SSR has traditionally been dominated by top-down rationalist approaches in which projects and programmes entail defining a desired outcome and then working towards it. Such rationalist approaches underestimate the complexity of social processes and overestimate the ability of external reformers to understand and influence them. A rationalist approach to SSR involves designing reform programmes when local capacity to contribute is at its weakest, making the process inherently undemocratic. By contrast, the evolutionary approach to SSR involves giving security sector agencies the long-term capability and incentives to change in response to signals from society.

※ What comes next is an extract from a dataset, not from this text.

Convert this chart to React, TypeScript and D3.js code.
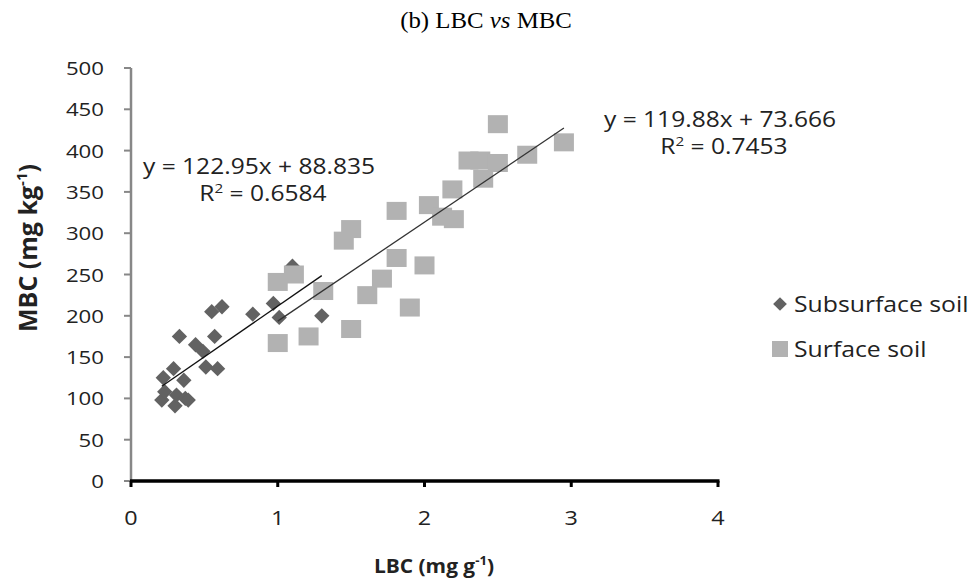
import React, { useRef, useEffect } from "react";
import * as d3 from "d3";

// LBC (mg g-1) vs MBC (mg kg-1)
const subsurfaceLBC = [0.21, 0.22, 0.23, 0.29, 0.3, 0.31, 0.33, 0.36, 0.37, 0.39, 0.44, 0.49, 0.51, 0.55, 0.57, 0.59, 0.62, 0.83, 0.97, 1.01, 1.1, 1.3];
const subsurfaceMBC = [98, 125, 108, 136, 91, 104, 175, 122, 100, 98, 165, 157, 138, 205, 175, 136, 211, 202, 215, 198, 260, 200];

const surfaceLBC = [1.0, 1.0, 1.11, 1.21, 1.31, 1.45, 1.5, 1.5, 1.61, 1.71, 1.81, 1.81, 1.9, 2.0, 2.03, 2.12, 2.19, 2.2, 2.3, 2.38, 2.4, 2.5, 2.5, 2.7, 2.95];
const surfaceMBC = [241, 167, 250, 175, 230, 291, 305, 184, 225, 245, 327, 270, 210, 261, 334, 320, 353, 317, 388, 388, 366, 432, 385, 395, 410];

// linear trendlines as printed on the chart
const subsurfaceFit = { slope: 122.95, intercept: 88.835, r2: "0.6584" };
const surfaceFit = { slope: 119.88, intercept: 73.666, r2: "0.7453" };

const xTicks = [0, 1, 2, 3, 4];
const yTicks = [0, 50, 100, 150, 200, 250, 300, 350, 400, 450, 500];
const seriesNames = ["Subsurface soil", "Surface soil"];

const W = 973;
const H = 581;
const sans = "'Open Sans', 'Noto Sans', sans-serif";
const SX = 1.17; // the source image is a bit stretched sideways

function App() {
  const svgRef = useRef(null);

  useEffect(() => {
    document.body.style.margin = "0";
    const svg = d3.select(svgRef.current);
    svg.selectAll("*").remove();

    const x = d3.scaleLinear().domain([0, 4]).range([131, 718]);
    const y = d3.scaleLinear().domain([0, 500]).range([481, 68]);

    // text placed at (tx,ty) and widened by sx
    const stretched = (parent, tx, ty, size, anchor, sx = SX) =>
      parent
        .append("text")
        .attr("transform", `translate(${tx},${ty}) scale(${sx},1)`)
        .attr("text-anchor", anchor)
        .style("font-family", sans)
        .style("font-size", size + "px")
        .attr("fill", "#222");

    // title
    const title = svg
      .append("text")
      .attr("transform", "translate(486,28) scale(1.08,1)")
      .attr("text-anchor", "middle")
      .style("font-family", "'Liberation Serif', 'Times New Roman', serif")
      .style("font-size", "23px")
      .attr("fill", "#000");
    title.append("tspan").text("(b) LBC ");
    title.append("tspan").style("font-style", "italic").text("vs");
    title.append("tspan").text(" MBC");

    // y axis (grey)
    const yAxis = svg.append("g");
    yAxis
      .append("line")
      .attr("x1", x(0))
      .attr("x2", x(0))
      .attr("y1", y(500))
      .attr("y2", y(0))
      .attr("stroke", "#878787")
      .attr("stroke-width", 2.5);
    yAxis
      .selectAll("line.tick")
      .data(yTicks)
      .join("line")
      .attr("class", "tick")
      .attr("x1", x(0) - 7)
      .attr("x2", x(0))
      .attr("y1", (d) => y(d))
      .attr("y2", (d) => y(d))
      .attr("stroke", "#878787")
      .attr("stroke-width", 2);
    yTicks.forEach((d) => {
      stretched(yAxis, 104, y(d) + 7, 19, "end").text(d);
    });

    // x axis (black)
    const xAxis = svg.append("g");
    xAxis
      .selectAll("line.tick")
      .data(xTicks)
      .join("line")
      .attr("class", "tick")
      .attr("x1", (d) => x(d))
      .attr("x2", (d) => x(d))
      .attr("y1", y(0))
      .attr("y2", y(0) + 6)
      .attr("stroke", "#000")
      .attr("stroke-width", 3);
    xAxis
      .append("line")
      .attr("x1", x(0) - 1)
      .attr("x2", x(4) + 1.5)
      .attr("y1", y(0))
      .attr("y2", y(0))
      .attr("stroke", "#000")
      .attr("stroke-width", 3.5);
    xTicks.forEach((d) => {
      stretched(xAxis, x(d), 525, 20, "middle").text(d);
    });

    // axis titles
    const xt = stretched(svg, 434, 573, 19, "middle", 1.1).style("font-weight", "bold");
    xt.append("tspan").text("LBC (mg g");
    xt.append("tspan").attr("dy", -8).style("font-size", "12px").text("-1");
    xt.append("tspan").attr("dy", 8).text(")");

    const yt = svg
      .append("text")
      .attr("transform", `translate(37,${248}) rotate(-90)`)
      .attr("text-anchor", "middle")
      .style("font-family", sans)
      .style("font-size", "25px")
      .style("font-weight", "bold")
      .attr("fill", "#222");
    yt.append("tspan").text("MBC (mg kg");
    yt.append("tspan").attr("dy", -10).style("font-size", "15px").text("-1");
    yt.append("tspan").attr("dy", 10).text(")");

    // points
    const sub = subsurfaceLBC.map((v, i) => [v, subsurfaceMBC[i]]);
    const surf = surfaceLBC.map((v, i) => [v, surfaceMBC[i]]);

    const diamond = d3.symbol().type(d3.symbolDiamond2).size(150);
    svg
      .append("g")
      .selectAll("path")
      .data(sub)
      .join("path")
      .attr("d", diamond)
      .attr("transform", (d) => `translate(${x(d[0])},${y(d[1])})`)
      .attr("fill", "#626262");

    svg
      .append("g")
      .selectAll("rect")
      .data(surf)
      .join("rect")
      .attr("x", (d) => x(d[0]) - 10)
      .attr("y", (d) => y(d[1]) - 9)
      .attr("width", 20)
      .attr("height", 18)
      .attr("fill", "#b2b2b2");

    // trendlines over the data range
    const fitLine = (xs, fit) => {
      const [lo, hi] = d3.extent(xs);
      return [lo, hi].map((v) => [x(v), y(fit.slope * v + fit.intercept)]);
    };
    const line = d3.line();
    svg
      .append("path")
      .attr("d", line(fitLine(subsurfaceLBC, subsurfaceFit)))
      .attr("stroke", "#111")
      .attr("stroke-width", 1.3)
      .attr("fill", "none");
    svg
      .append("path")
      .attr("d", line(fitLine(surfaceLBC, surfaceFit)))
      .attr("stroke", "#333")
      .attr("stroke-width", 1.3)
      .attr("fill", "none");

    // equation labels
    const eq = (cx, cy, fit) => {
      stretched(svg, cx, cy, 21, "middle").text(`y = ${fit.slope}x + ${fit.intercept}`);
      const r = stretched(svg, cx + 4, cy + 27, 21, "middle");
      r.append("tspan").text("R");
      r.append("tspan").attr("dy", -8).style("font-size", "13px").text("2");
      r.append("tspan").attr("dy", 8).text(` = ${fit.r2}`);
    };
    eq(259, 174, subsurfaceFit);
    eq(720, 127, surfaceFit);

    // legend
    const legend = svg.append("g");
    legend
      .append("path")
      .attr("d", d3.symbol().type(d3.symbolDiamond2).size(120)())
      .attr("transform", "translate(780,304)")
      .attr("fill", "#626262");
    legend
      .append("rect")
      .attr("x", 772)
      .attr("y", 341)
      .attr("width", 16)
      .attr("height", 16)
      .attr("fill", "#b2b2b2");
    seriesNames.forEach((d, i) => {
      stretched(legend, 794, 312 + i * 45, 21, "start", 1.18).text(d);
    });
  }, []);

  return (
    <>
      <svg ref={svgRef} width={W} height={H} style={{ display: "block", background: "#fff" }}></svg>
    </>
  );
}

export default App;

Evolution in the social world operates through four processes: variation, selection, retention and struggle for limited resources. Although it is impossible to predict or direct evolution, institutions can be enabled to become better ‘evolvers’. To do so involves:
- Setting the stimulating context, in which variation is encouraged. The evolutionary approach would encourage interaction to generate ideas and would be attentive to local reform initiatives, making variation more likely.
- Creating a selection environment whereby strategies can be tried out. The evolutionary approach supports increasing knowledge of the factors determining the success of security institutions, including informal constraints and people’s security concerns.
- Ensuring the retention of successful strategies through monitoring and feedback mechanisms. Retention processes can be imperfect. It is important to develop organisational capabilities to acquire, create, accumulate and exploit knowledge.
- Struggle over limited resources. For security providers, this entails struggle over not only financial resources, but also human resources and legitimacy.
Experience of SSR in Sierra Leone and Iraq demonstrates that the evolutionary approach to SSR can and does work in practice. In Sierra Leone, specialists on the ground avoided some mistakes by ignoring rigid instructions, while the absence of a well-defined strategy resulted in productive creativity. In Iraq, by contrast, planning based on fixed assumptions that were wrong led to ill-informed decisions and policies that were neither locally-owned, nor sustainable. Introducing the evolutionary idea into SSR programming would involve:
- Placing greater emphasis on variation – that is, introducing a range of new concepts and approaches that can be experimented with and adapted to local contexts. Programming would also focus on variation in the information that institutions receive.
- Ensuring that selection mechanisms operate effectively and that useful initiatives are identified, rewarded, sustained and replicated. This requires a focus on the dynamics of incentives, information, decision-making and resource allocation within an institution.
- Using planning techniques such as assessment tools and logical frameworks with far greater care and awareness of their limitations.